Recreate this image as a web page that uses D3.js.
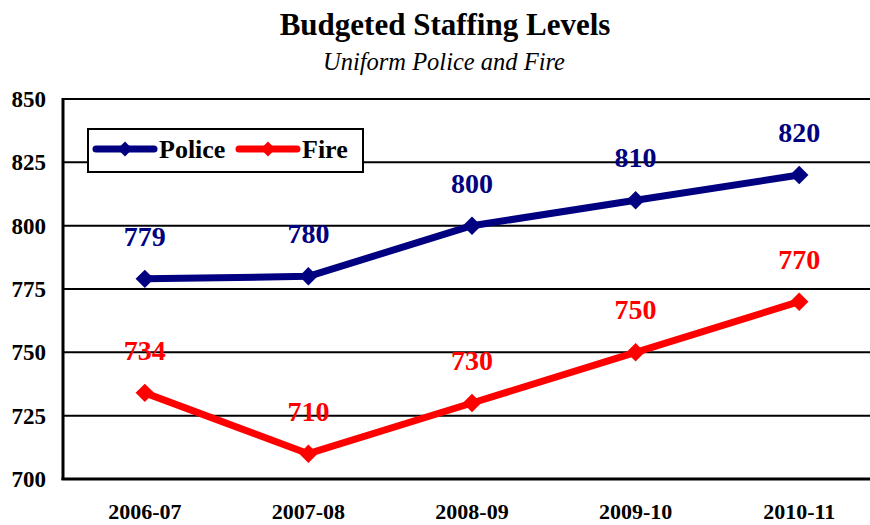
<!DOCTYPE html>
<html>
<head>
<meta charset="utf-8">
<script src="https://cdn.jsdelivr.net/npm/d3@7/dist/d3.min.js"></script>
<style>
  html, body { margin: 0; padding: 0; background: #fff; }
  svg, svg text { font-family: "Liberation Serif", "Times New Roman", serif !important; }
</style>
</head>
<body>
<svg id="chart" width="870" height="525"></svg>
<script>
// Fiscal years and budgeted uniform staffing
const years = ["2006-07", "2007-08", "2008-09", "2009-10", "2010-11"];
const police = [779, 780, 800, 810, 820];
const fire = [734, 710, 730, 750, 770];
const yTicks = [700, 725, 750, 775, 800, 825, 850];

const svg = d3.select("#chart");
const plotLeft = 63, plotTop = 99, plotBottom = 479, plotRight = 881;

const x = d3.scaleBand().domain(years).range([plotLeft, plotRight]);
const y = d3.scaleLinear().domain([700, 850]).range([plotBottom, plotTop]);
const cx = d => x(d) + x.bandwidth() / 2;

// Titles
svg.append("text").attr("x", 445).attr("y", 35).attr("text-anchor", "middle")
  .attr("font-size", 31).attr("font-weight", "bold").text("Budgeted Staffing Levels");
svg.append("text").attr("x", 444).attr("y", 70).attr("text-anchor", "middle")
  .attr("font-size", 24.5).attr("font-style", "italic").text("Uniform Police and Fire");

// Horizontal gridlines
svg.append("g").selectAll("line").data(yTicks.filter(t => t > 700)).join("line")
  .attr("x1", plotLeft).attr("x2", 870).attr("y1", d => y(d)).attr("y2", d => y(d))
  .attr("stroke", "#000").attr("stroke-width", 2);

// Y axis
const yAxis = svg.append("g").attr("transform", `translate(${plotLeft},0)`)
  .call(d3.axisLeft(y).tickValues(yTicks).tickSize(0).tickPadding(17));
yAxis.select(".domain").attr("stroke", "#000").attr("stroke-width", 3)
  .attr("d", `M0,${plotTop - 1}V${plotBottom + 1}`);
yAxis.selectAll("text").style("font-size", "23px").style("font-weight", "bold")
  .attr("fill", "#000");

// X axis
const xAxis = svg.append("g").attr("transform", `translate(0,${plotBottom})`)
  .call(d3.axisBottom(x).tickSize(0).tickPadding(24));
xAxis.select(".domain").attr("stroke", "#000").attr("stroke-width", 3)
  .attr("d", `M${plotLeft - 1.5},0H870`);
xAxis.selectAll("text").style("font-size", "22px").style("font-weight", "bold")
  .attr("fill", "#000");

const series = [
  { name: "Police", values: police, color: "#000080" },
  { name: "Fire", values: fire, color: "#FF0000" }
];

const line = d3.line().x((d, i) => cx(years[i])).y(d => y(d));

series.forEach(s => {
  const g = svg.append("g");
  g.append("path").attr("d", line(s.values)).attr("fill", "none")
    .attr("stroke", s.color).attr("stroke-width", 7).attr("stroke-linejoin", "round");
  g.selectAll("path.m").data(s.values).join("path").attr("class", "m")
    .attr("transform", (d, i) => `translate(${cx(years[i])},${y(d)}) rotate(45)`)
    .attr("d", d3.symbol().type(d3.symbolSquare).size(170)).attr("fill", s.color);
  g.selectAll("text").data(s.values).join("text")
    .attr("x", (d, i) => cx(years[i])).attr("y", d => y(d) - 33)
    .attr("text-anchor", "middle").attr("font-size", 28).attr("font-weight", "bold")
    .attr("fill", s.color).text(d => d);
});

// Legend
const lg = svg.append("g");
lg.append("rect").attr("x", 88).attr("y", 129).attr("width", 275).attr("height", 43)
  .attr("fill", "#fff").attr("stroke", "#000").attr("stroke-width", 2);
const legendItems = [
  { s: series[0], x0: 96, tx: 159 },
  { s: series[1], x0: 239, tx: 302 }
];
legendItems.forEach(it => {
  lg.append("line").attr("x1", it.x0).attr("x2", it.x0 + 58).attr("y1", 149).attr("y2", 149)
    .attr("stroke", it.s.color).attr("stroke-width", 7).attr("stroke-linecap", "round");
  lg.append("path").attr("transform", `translate(${it.x0 + 29},149) rotate(45)`)
    .attr("d", d3.symbol().type(d3.symbolSquare).size(110)).attr("fill", it.s.color);
  lg.append("text").attr("x", it.tx).attr("y", 158).attr("font-size", 26)
    .attr("font-weight", "bold").text(it.s.name);
});
</script>
</body>
</html>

= = = = = = =

TASK BRIEF:
Repeat the material exactly as it reads, without any of its pictures.

EXERCISE OUTPUT:
Recreate this image as a web page that uses D3.js.
<!DOCTYPE html>
<html>
<head>
<meta charset="utf-8">
<script src="https://cdn.jsdelivr.net/npm/d3@7/dist/d3.min.js"></script>
<style>
  html, body { margin: 0; padding: 0; background: #fff; }
  svg, svg text { font-family: "Liberation Serif", "Times New Roman", serif !important; }
</style>
</head>
<body>
<svg id="chart" width="870" height="525"></svg>
<script>
// Fiscal years and budgeted uniform staffing
const years = ["2006-07", "2007-08", "2008-09", "2009-10", "2010-11"];
const police = [779, 780, 800, 810, 820];
const fire = [734, 710, 730, 750, 770];
const yTicks = [700, 725, 750, 775, 800, 825, 850];

const svg = d3.select("#chart");
const plotLeft = 63, plotTop = 99, plotBottom = 479, plotRight = 881;

const x = d3.scaleBand().domain(years).range([plotLeft, plotRight]);
const y = d3.scaleLinear().domain([700, 850]).range([plotBottom, plotTop]);
const cx = d => x(d) + x.bandwidth() / 2;

// Titles
svg.append("text").attr("x", 445).attr("y", 35).attr("text-anchor", "middle")
  .attr("font-size", 31).attr("font-weight", "bold").text("Budgeted Staffing Levels");
svg.append("text").attr("x", 444).attr("y", 70).attr("text-anchor", "middle")
  .attr("font-size", 24.5).attr("font-style", "italic").text("Uniform Police and Fire");

// Horizontal gridlines
svg.append("g").selectAll("line").data(yTicks.filter(t => t > 700)).join("line")
  .attr("x1", plotLeft).attr("x2", 870).attr("y1", d => y(d)).attr("y2", d => y(d))
  .attr("stroke", "#000").attr("stroke-width", 2);

// Y axis
const yAxis = svg.append("g").attr("transform", `translate(${plotLeft},0)`)
  .call(d3.axisLeft(y).tickValues(yTicks).tickSize(0).tickPadding(17));
yAxis.select(".domain").attr("stroke", "#000").attr("stroke-width", 3)
  .attr("d", `M0,${plotTop - 1}V${plotBottom + 1}`);
yAxis.selectAll("text").style("font-size", "23px").style("font-weight", "bold")
  .attr("fill", "#000");

// X axis
const xAxis = svg.append("g").attr("transform", `translate(0,${plotBottom})`)
  .call(d3.axisBottom(x).tickSize(0).tickPadding(24));
xAxis.select(".domain").attr("stroke", "#000").attr("stroke-width", 3)
  .attr("d", `M${plotLeft - 1.5},0H870`);
xAxis.selectAll("text").style("font-size", "22px").style("font-weight", "bold")
  .attr("fill", "#000");

const series = [
  { name: "Police", values: police, color: "#000080" },
  { name: "Fire", values: fire, color: "#FF0000" }
];

const line = d3.line().x((d, i) => cx(years[i])).y(d => y(d));

series.forEach(s => {
  const g = svg.append("g");
  g.append("path").attr("d", line(s.values)).attr("fill", "none")
    .attr("stroke", s.color).attr("stroke-width", 7).attr("stroke-linejoin", "round");
  g.selectAll("path.m").data(s.values).join("path").attr("class", "m")
    .attr("transform", (d, i) => `translate(${cx(years[i])},${y(d)}) rotate(45)`)
    .attr("d", d3.symbol().type(d3.symbolSquare).size(170)).attr("fill", s.color);
  g.selectAll("text").data(s.values).join("text")
    .attr("x", (d, i) => cx(years[i])).attr("y", d => y(d) - 33)
    .attr("text-anchor", "middle").attr("font-size", 28).attr("font-weight", "bold")
    .attr("fill", s.color).text(d => d);
});

// Legend
const lg = svg.append("g");
lg.append("rect").attr("x", 88).attr("y", 129).attr("width", 275).attr("height", 43)
  .attr("fill", "#fff").attr("stroke", "#000").attr("stroke-width", 2);
const legendItems = [
  { s: series[0], x0: 96, tx: 159 },
  { s: series[1], x0: 239, tx: 302 }
];
legendItems.forEach(it => {
  lg.append("line").attr("x1", it.x0).attr("x2", it.x0 + 58).attr("y1", 149).attr("y2", 149)
    .attr("stroke", it.s.color).attr("stroke-width", 7).attr("stroke-linecap", "round");
  lg.append("path").attr("transform", `translate(${it.x0 + 29},149) rotate(45)`)
    .attr("d", d3.symbol().type(d3.symbolSquare).size(110)).attr("fill", it.s.color);
  lg.append("text").attr("x", it.tx).attr("y", 158).attr("font-size", 26)
    .attr("font-weight", "bold").text(it.s.name);
});
</script>
</body>
</html>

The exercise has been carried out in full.